During her twenty years' life in the city of Brooklyn she was a most earnest and efficient worker on the board of directors of the Brooklyn Nursery, one of the most efficient and helpful institutions of its kind in the United States. She -was especially interested in the welfare of the old comrades of her husband who survived the Civil War and struck many a blow in their defense and for their help. Thousands of personal appeals made to her by or for those in distress met with instant and helpful action. During the time of the Spanish-American War her ability, resourcefulness, and executive capacity came into full play. She had been allied for years with the national body of the Red Cross and during that struggle she was a member of the executive committee. Her fellow members, recognizing her peculiar fitness, gave her a very free hand and her work was on large lines. Possessing for many years the personal acquaintance and friendship of President McKinley and Secretary of War Alger, she was particularly well situated to do effective work, and many a negligence and much wrong doing was corrected by a quiet word from her to the President or the Secretary, and thousands upon thousands of sick and wounded soldiers were the unknowing beneficiaries of her words and deeds. It would take no small volume to give in full a statement of her work at that time. Besides all this, she took a great interest in legislation putting the rights of womankind on a much more just basis than had hitherto existed. It is owing to her efforts and those of some of her intimates that a law was enacted by Congress which wiped out the hideous monstrosity of a father having power through his will to bequeath away from the control and care of the mother who bore it, a minor child.

On June 29, 1906, while accompanying her husband, who was then commander-in-chief of the Grand Army of the Republic, on a tour over the United States, and while being escorted around the city of Helena in an automobile ride, there was an accident, resulting in the upsetting of the machine and the fatal injuring of Mrs. Tanner, who died on the spot forty minutes later.

By the personal direction of President Roosevelt and because of the great interest she had always taken in behalf of the veterans of the Civil War, a beautiful plot was assigned to her in the National Cemetery at Arlington alongside of the main thorough-fare, near the auditorium, where, on each recurring Memorial Day, the waves of oratory and music will roll above her last resting place. This seems all the more appropriate by reason of the fact that prior to her time, interment in the National Cemetery of wives or widows of private soldiers had been prohibited.

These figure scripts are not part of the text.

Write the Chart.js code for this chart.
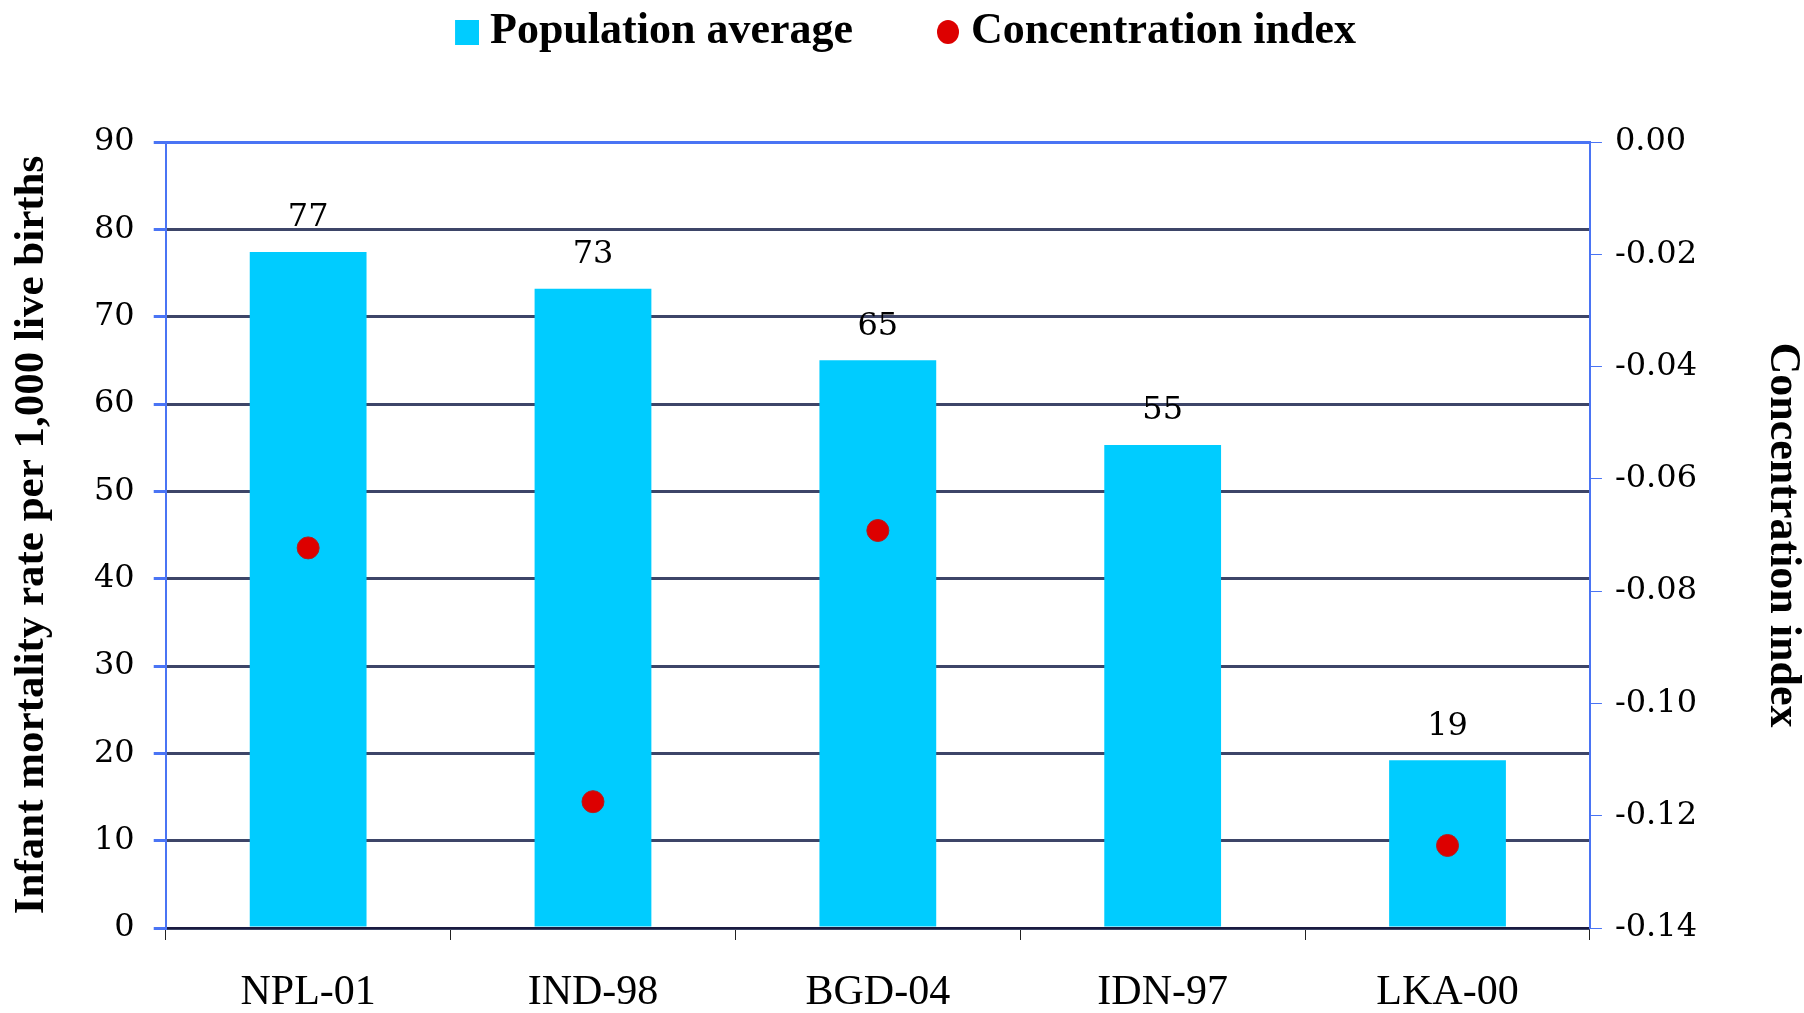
<!DOCTYPE html>
<html>
<head>
<meta charset="utf-8">
<script src="https://cdn.jsdelivr.net/npm/chart.js@4"></script>
<style>
  body{margin:0;background:#fff;}
  canvas{display:block;}
</style>
</head>
<body>
<canvas id="chart" width="1804" height="1013"></canvas>
<script>
// data
const categories = ['NPL-01', 'IND-98', 'BGD-04', 'IDN-97', 'LKA-00'];
const popAverage = [77.4, 73.2, 65.0, 55.3, 19.2];
const concIndex = [-0.0723, -0.1175, -0.0692, null, -0.1253];
const leftTicks = [0, 90, 10];
const rightTicks = [-0.14, 0, 0.02];

const barColor = '#00CCFF', dotColor = '#DD0000';
const axisBlue = '#4a74f4', gridDark = '#3d4568';
const tickFont = {family: '"DejaVu Serif"', size: 32};

// legend markers: drawn into small canvases, set at the right end
const boxW = 86;
function marker(kind){
  let c = document.createElement('canvas');
  c.width = boxW + 22; c.height = 26;
  let g = c.getContext('2d');
  if(kind=='rect'){ g.fillStyle = barColor; g.fillRect(c.width-24, 1, 24, 25); }
  else { g.fillStyle = dotColor; g.beginPath(); g.ellipse(c.width-12, 13, 11, 12, 0, 0, Math.PI*2); g.fill(); }
  return c;
}
const legendMarks = [marker('rect'), marker('circle')];

// value labels above bars
const barLabels = {
  id: 'barLabels',
  afterDatasetsDraw(chart){
    let ctx = chart.ctx, meta = chart.getDatasetMeta(1);
    ctx.save();
    ctx.font = '32px "DejaVu Serif"';
    ctx.fillStyle = '#000';
    ctx.textAlign = 'center'; ctx.textBaseline = 'middle';
    meta.data.forEach((bar, i) => ctx.fillText(Math.round(popAverage[i]), bar.x, bar.y - 34));
    ctx.restore();
  }
};

// space between legend and plot
const legendGap = {
  id: 'legendGap',
  beforeInit(chart){
    const fit = chart.legend.fit;
    chart.legend.fit = function(){ fit.bind(chart.legend)(); this.height += 78; };
  }
};

new Chart(document.getElementById('chart'), {
  data: {
    labels: categories,
    datasets: [
      {type: 'line', label: 'Concentration index', data: concIndex, yAxisID: 'y2', showLine: false,
       pointRadius: 11, pointHoverRadius: 11, pointBackgroundColor: dotColor, pointBorderColor: '#b02020',
       pointBorderWidth: 1, order: 0},
      {type: 'bar', label: 'Population average', data: popAverage, yAxisID: 'y', backgroundColor: barColor,
       categoryPercentage: 0.82, barPercentage: 0.5, order: 1}
    ]
  },
  options: {
    responsive: false,
    animation: false,
    layout: {padding: {top: 0, left: 0, right: 0, bottom: -33}},
    plugins: {
      tooltip: {enabled: false},
      legend: {
        position: 'top',
        labels: {
          usePointStyle: true, pointStyleWidth: boxW, boxWidth: boxW, boxHeight: 26, padding: 10, color: '#000',
          font: {family: '"Liberation Serif"', size: 44, weight: 'bold'},
          generateLabels: () => [
            {text: 'Population average', pointStyle: legendMarks[0], fillStyle: barColor, lineWidth: 0, datasetIndex: 1},
            {text: 'Concentration index      ', pointStyle: legendMarks[1], fillStyle: dotColor, lineWidth: 0, datasetIndex: 0}
          ]
        }
      }
    },
    scales: {
      x: {
        offset: true,
        grid: {offset: true, drawOnChartArea: false, color: '#222', tickLength: 12, lineWidth: 1},
        border: {color: '#1a1a40', width: 2},
        ticks: {color: '#000', padding: 32, font: {family: '"Liberation Serif"', size: 42, lineHeight: 1}}
      },
      y: {
        position: 'left',
        min: leftTicks[0], max: leftTicks[1],
        ticks: {stepSize: leftTicks[2], color: '#000', padding: 19, font: tickFont},
        grid: {
          color: c => c.tick && c.tick.value == leftTicks[1] ? axisBlue : gridDark,
          lineWidth: 3, tickColor: axisBlue, tickLength: 12
        },
        border: {color: axisBlue, width: 2},
        title: {display: true, text: 'Infant mortality rate per 1,000 live births', color: '#000',
                padding: {top: 10, bottom: 22}, font: {family: '"Liberation Serif"', size: 43, weight: 'bold', lineHeight: 1}}
      },
      y2: {
        position: 'right',
        min: rightTicks[0], max: rightTicks[1],
        ticks: {stepSize: rightTicks[2], color: '#000', padding: 13, font: tickFont,
                callback: v => v.toFixed(2)},
        grid: {drawOnChartArea: false, tickColor: axisBlue, tickLength: 12, lineWidth: 1},
        border: {color: axisBlue, width: 2},
        title: {display: true, text: 'Concentration index', color: '#000',
                padding: {top: 0, bottom: 50}, font: {family: '"Liberation Serif"', size: 44, weight: 'bold', lineHeight: 1}}
      }
    }
  },
  plugins: [barLabels, legendGap]
});
</script>
</body>
</html>
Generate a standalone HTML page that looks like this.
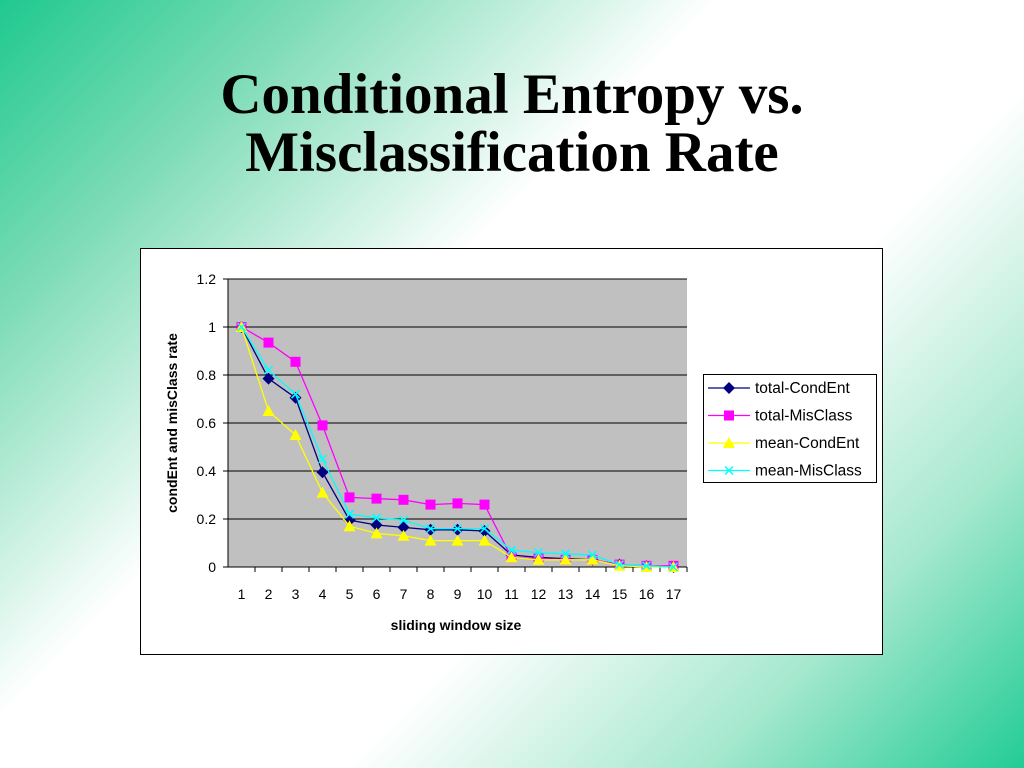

Against this prohibition she had made strong protest, and had secured the kindly and favorable interest of General Robert Shaw Oliver, assistant Secretary of War. After her death General Oliver, while acting Secretary of War, issued the order which annulled the long time prohibition. There her remains were laid to rest on the 5th of July, 1906, and over them her husband's comrades erected a beautiful memorial. With large work, well done on a high plane, her place, as one of those women because of whose living the world is better, is secured for all time.